PROBLEM
Give again exactly the lines that run from the start of the records to the line holding "plt.rcParams['font.family'] = ['Liberation", both ends counted. Do not include the pictures.

****

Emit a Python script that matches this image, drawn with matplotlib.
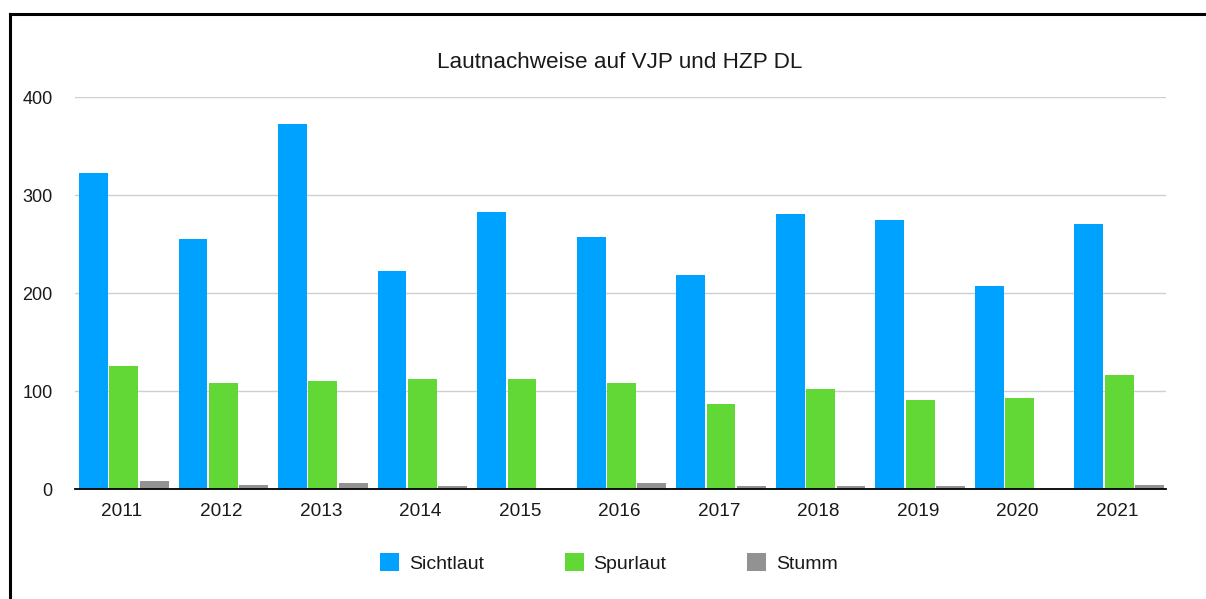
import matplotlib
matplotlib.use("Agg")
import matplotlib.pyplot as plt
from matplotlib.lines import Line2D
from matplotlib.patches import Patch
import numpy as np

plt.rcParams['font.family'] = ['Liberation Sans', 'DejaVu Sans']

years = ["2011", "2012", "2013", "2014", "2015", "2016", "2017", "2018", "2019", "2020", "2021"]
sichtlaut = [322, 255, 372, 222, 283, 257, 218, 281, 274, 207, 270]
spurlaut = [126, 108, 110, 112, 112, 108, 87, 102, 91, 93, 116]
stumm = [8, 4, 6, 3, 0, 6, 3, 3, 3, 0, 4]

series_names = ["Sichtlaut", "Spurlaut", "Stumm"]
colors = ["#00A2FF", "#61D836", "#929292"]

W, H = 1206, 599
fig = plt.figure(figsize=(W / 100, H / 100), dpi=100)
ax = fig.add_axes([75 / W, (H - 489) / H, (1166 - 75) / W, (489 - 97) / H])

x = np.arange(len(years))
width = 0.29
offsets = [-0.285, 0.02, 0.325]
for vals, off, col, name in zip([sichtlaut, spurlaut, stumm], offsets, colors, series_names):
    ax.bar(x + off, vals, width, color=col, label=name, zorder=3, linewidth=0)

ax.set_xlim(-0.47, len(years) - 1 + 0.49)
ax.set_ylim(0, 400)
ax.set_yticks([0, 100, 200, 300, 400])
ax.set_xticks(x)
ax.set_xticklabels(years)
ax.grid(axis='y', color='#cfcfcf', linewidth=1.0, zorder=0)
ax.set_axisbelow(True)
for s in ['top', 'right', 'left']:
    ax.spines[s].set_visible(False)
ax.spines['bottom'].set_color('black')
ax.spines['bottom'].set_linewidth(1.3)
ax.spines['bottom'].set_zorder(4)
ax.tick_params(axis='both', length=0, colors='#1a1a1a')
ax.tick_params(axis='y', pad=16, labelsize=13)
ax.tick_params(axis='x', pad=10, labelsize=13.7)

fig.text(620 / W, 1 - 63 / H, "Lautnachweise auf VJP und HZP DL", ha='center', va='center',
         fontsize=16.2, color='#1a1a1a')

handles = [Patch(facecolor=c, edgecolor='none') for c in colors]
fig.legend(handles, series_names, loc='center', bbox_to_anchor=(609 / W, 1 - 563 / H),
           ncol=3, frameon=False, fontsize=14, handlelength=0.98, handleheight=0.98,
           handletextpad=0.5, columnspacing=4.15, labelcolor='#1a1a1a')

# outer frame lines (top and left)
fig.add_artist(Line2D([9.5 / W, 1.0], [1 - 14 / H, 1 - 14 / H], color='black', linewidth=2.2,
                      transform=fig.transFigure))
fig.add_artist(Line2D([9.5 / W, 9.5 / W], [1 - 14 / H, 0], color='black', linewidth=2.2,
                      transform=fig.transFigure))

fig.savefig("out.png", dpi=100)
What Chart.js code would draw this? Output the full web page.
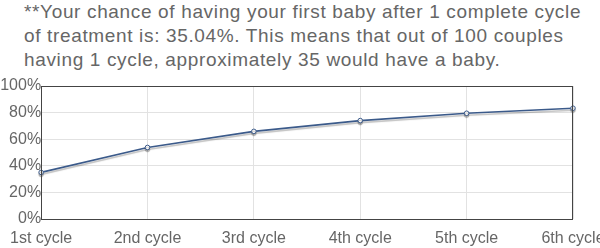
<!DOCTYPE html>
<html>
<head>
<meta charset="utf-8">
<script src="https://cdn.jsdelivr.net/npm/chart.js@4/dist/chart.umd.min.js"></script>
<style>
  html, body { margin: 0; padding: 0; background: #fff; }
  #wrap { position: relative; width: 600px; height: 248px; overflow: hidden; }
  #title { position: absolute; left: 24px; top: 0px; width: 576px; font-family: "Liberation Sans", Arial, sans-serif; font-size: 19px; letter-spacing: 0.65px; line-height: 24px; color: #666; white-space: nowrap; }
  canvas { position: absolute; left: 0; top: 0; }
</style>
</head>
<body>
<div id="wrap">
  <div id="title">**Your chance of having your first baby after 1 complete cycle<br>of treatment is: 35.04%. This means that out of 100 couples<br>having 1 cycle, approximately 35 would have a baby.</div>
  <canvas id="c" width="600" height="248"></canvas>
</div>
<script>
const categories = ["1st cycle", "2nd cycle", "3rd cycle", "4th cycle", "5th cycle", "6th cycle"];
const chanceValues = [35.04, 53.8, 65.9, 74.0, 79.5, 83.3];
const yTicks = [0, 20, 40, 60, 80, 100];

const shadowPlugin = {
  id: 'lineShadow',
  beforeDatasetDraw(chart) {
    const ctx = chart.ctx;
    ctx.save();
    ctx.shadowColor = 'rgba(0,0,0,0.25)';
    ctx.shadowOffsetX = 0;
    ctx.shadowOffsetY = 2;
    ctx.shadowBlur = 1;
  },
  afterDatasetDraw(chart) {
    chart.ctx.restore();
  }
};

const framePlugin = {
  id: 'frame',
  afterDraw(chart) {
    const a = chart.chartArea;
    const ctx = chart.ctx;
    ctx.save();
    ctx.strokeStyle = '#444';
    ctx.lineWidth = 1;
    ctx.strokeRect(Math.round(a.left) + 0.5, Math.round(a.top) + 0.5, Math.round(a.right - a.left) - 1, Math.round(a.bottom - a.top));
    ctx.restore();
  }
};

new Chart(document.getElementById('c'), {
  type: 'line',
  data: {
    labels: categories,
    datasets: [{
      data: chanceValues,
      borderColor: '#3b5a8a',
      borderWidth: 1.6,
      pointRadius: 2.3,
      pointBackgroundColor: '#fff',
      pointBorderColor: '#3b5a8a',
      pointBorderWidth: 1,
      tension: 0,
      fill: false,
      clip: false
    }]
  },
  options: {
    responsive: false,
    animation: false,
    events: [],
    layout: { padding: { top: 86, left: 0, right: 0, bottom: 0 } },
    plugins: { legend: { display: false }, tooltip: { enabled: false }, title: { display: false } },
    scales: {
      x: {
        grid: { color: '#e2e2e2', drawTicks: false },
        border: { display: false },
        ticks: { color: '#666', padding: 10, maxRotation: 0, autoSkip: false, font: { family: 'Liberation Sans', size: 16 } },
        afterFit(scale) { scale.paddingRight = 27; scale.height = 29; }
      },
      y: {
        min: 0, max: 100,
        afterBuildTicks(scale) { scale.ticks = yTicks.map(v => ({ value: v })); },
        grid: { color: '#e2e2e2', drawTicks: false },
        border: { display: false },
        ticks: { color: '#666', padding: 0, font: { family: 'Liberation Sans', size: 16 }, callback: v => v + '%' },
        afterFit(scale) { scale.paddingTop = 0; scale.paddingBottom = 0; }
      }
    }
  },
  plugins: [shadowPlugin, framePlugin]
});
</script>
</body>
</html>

****

TASK SOLUTION
Emit a Python script that matches this image, drawn with matplotlib.
import matplotlib
matplotlib.use("Agg")
import matplotlib.pyplot as plt
from matplotlib.lines import Line2D
from matplotlib.patches import Patch
import numpy as np

plt.rcParams['font.family'] = ['Liberation Sans', 'DejaVu Sans']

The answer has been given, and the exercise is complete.